■ **Charts and diagrams as code**
================
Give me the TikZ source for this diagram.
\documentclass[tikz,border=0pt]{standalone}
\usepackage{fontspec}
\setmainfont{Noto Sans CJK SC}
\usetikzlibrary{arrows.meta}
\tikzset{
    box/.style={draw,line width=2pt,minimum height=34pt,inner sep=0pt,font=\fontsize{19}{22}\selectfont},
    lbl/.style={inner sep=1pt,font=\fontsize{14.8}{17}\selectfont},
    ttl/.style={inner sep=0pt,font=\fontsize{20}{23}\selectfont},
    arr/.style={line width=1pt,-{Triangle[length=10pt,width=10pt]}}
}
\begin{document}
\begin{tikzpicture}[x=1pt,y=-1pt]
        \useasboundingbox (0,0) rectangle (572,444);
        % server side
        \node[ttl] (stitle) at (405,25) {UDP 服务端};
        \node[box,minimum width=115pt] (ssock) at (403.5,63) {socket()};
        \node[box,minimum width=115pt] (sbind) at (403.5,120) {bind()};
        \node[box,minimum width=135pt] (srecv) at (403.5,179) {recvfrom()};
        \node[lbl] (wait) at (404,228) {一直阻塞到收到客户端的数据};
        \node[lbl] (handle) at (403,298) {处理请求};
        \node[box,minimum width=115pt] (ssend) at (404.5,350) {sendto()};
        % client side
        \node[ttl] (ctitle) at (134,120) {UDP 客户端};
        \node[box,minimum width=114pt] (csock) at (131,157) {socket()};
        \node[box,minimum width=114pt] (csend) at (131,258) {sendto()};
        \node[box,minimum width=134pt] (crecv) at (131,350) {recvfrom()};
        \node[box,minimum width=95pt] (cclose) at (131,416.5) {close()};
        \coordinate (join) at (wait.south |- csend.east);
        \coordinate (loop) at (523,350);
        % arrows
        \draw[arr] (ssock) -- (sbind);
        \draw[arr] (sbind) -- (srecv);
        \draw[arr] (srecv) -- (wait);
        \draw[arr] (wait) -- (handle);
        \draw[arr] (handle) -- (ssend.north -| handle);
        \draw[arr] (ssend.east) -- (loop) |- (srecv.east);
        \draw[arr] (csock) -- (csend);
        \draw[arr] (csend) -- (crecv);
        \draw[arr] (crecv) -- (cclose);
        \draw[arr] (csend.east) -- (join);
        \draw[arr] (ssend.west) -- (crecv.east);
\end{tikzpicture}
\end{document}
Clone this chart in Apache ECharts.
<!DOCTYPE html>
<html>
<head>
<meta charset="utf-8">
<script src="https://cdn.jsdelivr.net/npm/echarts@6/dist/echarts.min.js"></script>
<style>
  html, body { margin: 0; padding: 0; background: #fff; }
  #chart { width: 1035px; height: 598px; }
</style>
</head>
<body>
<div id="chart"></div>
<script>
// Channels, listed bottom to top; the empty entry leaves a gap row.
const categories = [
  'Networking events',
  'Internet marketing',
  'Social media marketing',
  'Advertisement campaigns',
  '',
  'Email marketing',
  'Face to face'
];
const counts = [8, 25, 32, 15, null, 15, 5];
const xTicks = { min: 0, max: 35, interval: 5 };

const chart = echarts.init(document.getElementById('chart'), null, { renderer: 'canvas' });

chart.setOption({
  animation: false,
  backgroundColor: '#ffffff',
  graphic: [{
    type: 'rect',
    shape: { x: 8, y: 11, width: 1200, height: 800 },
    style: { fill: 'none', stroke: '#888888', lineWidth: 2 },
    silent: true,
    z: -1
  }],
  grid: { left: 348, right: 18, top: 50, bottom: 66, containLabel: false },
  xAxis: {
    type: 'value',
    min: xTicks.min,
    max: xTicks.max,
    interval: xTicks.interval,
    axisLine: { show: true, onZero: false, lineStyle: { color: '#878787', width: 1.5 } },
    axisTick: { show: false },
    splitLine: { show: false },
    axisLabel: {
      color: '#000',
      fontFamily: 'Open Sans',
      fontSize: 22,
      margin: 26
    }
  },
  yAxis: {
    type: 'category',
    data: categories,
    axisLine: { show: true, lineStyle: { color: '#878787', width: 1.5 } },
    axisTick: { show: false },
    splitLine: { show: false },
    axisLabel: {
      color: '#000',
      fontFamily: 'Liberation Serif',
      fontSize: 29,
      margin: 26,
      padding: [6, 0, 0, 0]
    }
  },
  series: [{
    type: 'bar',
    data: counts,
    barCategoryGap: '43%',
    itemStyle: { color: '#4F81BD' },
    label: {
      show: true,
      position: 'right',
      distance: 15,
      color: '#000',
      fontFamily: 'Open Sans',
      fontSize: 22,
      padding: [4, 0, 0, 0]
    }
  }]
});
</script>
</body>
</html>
================
■ **Problem details**
Return every line exactly.

■ **Response to this task**
Give me the TikZ source for this diagram.
\documentclass[tikz,border=0pt]{standalone}
\usepackage{fontspec}
\setmainfont{Noto Sans CJK SC}
\usetikzlibrary{arrows.meta}
\tikzset{
    box/.style={draw,line width=2pt,minimum height=34pt,inner sep=0pt,font=\fontsize{19}{22}\selectfont},
    lbl/.style={inner sep=1pt,font=\fontsize{14.8}{17}\selectfont},
    ttl/.style={inner sep=0pt,font=\fontsize{20}{23}\selectfont},
    arr/.style={line width=1pt,-{Triangle[length=10pt,width=10pt]}}
}
\begin{document}
\begin{tikzpicture}[x=1pt,y=-1pt]
        \useasboundingbox (0,0) rectangle (572,444);
        % server side
        \node[ttl] (stitle) at (405,25) {UDP 服务端};
        \node[box,minimum width=115pt] (ssock) at (403.5,63) {socket()};
        \node[box,minimum width=115pt] (sbind) at (403.5,120) {bind()};
        \node[box,minimum width=135pt] (srecv) at (403.5,179) {recvfrom()};
        \node[lbl] (wait) at (404,228) {一直阻塞到收到客户端的数据};
        \node[lbl] (handle) at (403,298) {处理请求};
        \node[box,minimum width=115pt] (ssend) at (404.5,350) {sendto()};
        % client side
        \node[ttl] (ctitle) at (134,120) {UDP 客户端};
        \node[box,minimum width=114pt] (csock) at (131,157) {socket()};
        \node[box,minimum width=114pt] (csend) at (131,258) {sendto()};
        \node[box,minimum width=134pt] (crecv) at (131,350) {recvfrom()};
        \node[box,minimum width=95pt] (cclose) at (131,416.5) {close()};
        \coordinate (join) at (wait.south |- csend.east);
        \coordinate (loop) at (523,350);
        % arrows
        \draw[arr] (ssock) -- (sbind);
        \draw[arr] (sbind) -- (srecv);
        \draw[arr] (srecv) -- (wait);
        \draw[arr] (wait) -- (handle);
        \draw[arr] (handle) -- (ssend.north -| handle);
        \draw[arr] (ssend.east) -- (loop) |- (srecv.east);
        \draw[arr] (csock) -- (csend);
        \draw[arr] (csend) -- (crecv);
        \draw[arr] (crecv) -- (cclose);
        \draw[arr] (csend.east) -- (join);
        \draw[arr] (ssend.west) -- (crecv.east);
\end{tikzpicture}
\end{document}
Clone this chart in Apache ECharts.
<!DOCTYPE html>
<html>
<head>
<meta charset="utf-8">
<script src="https://cdn.jsdelivr.net/npm/echarts@6/dist/echarts.min.js"></script>
<style>
  html, body { margin: 0; padding: 0; background: #fff; }
  #chart { width: 1035px; height: 598px; }
</style>
</head>
<body>
<div id="chart"></div>
<script>
// Channels, listed bottom to top; the empty entry leaves a gap row.
const categories = [
  'Networking events',
  'Internet marketing',
  'Social media marketing',
  'Advertisement campaigns',
  '',
  'Email marketing',
  'Face to face'
];
const counts = [8, 25, 32, 15, null, 15, 5];
const xTicks = { min: 0, max: 35, interval: 5 };

const chart = echarts.init(document.getElementById('chart'), null, { renderer: 'canvas' });

chart.setOption({
  animation: false,
  backgroundColor: '#ffffff',
  graphic: [{
    type: 'rect',
    shape: { x: 8, y: 11, width: 1200, height: 800 },
    style: { fill: 'none', stroke: '#888888', lineWidth: 2 },
    silent: true,
    z: -1
  }],
  grid: { left: 348, right: 18, top: 50, bottom: 66, containLabel: false },
  xAxis: {
    type: 'value',
    min: xTicks.min,
    max: xTicks.max,
    interval: xTicks.interval,
    axisLine: { show: true, onZero: false, lineStyle: { color: '#878787', width: 1.5 } },
    axisTick: { show: false },
    splitLine: { show: false },
    axisLabel: {
      color: '#000',
      fontFamily: 'Open Sans',
      fontSize: 22,
      margin: 26
    }
  },
  yAxis: {
    type: 'category',
    data: categories,
    axisLine: { show: true, lineStyle: { color: '#878787', width: 1.5 } },
    axisTick: { show: false },
    splitLine: { show: false },
    axisLabel: {
      color: '#000',
      fontFamily: 'Liberation Serif',
      fontSize: 29,
      margin: 26,
      padding: [6, 0, 0, 0]
    }
  },
  series: [{
    type: 'bar',
    data: counts,
    barCategoryGap: '43%',
    itemStyle: { color: '#4F81BD' },
    label: {
      show: true,
      position: 'right',
      distance: 15,
      color: '#000',
      fontFamily: 'Open Sans',
      fontSize: 22,
      padding: [4, 0, 0, 0]
    }
  }]
});
</script>
</body>
</html>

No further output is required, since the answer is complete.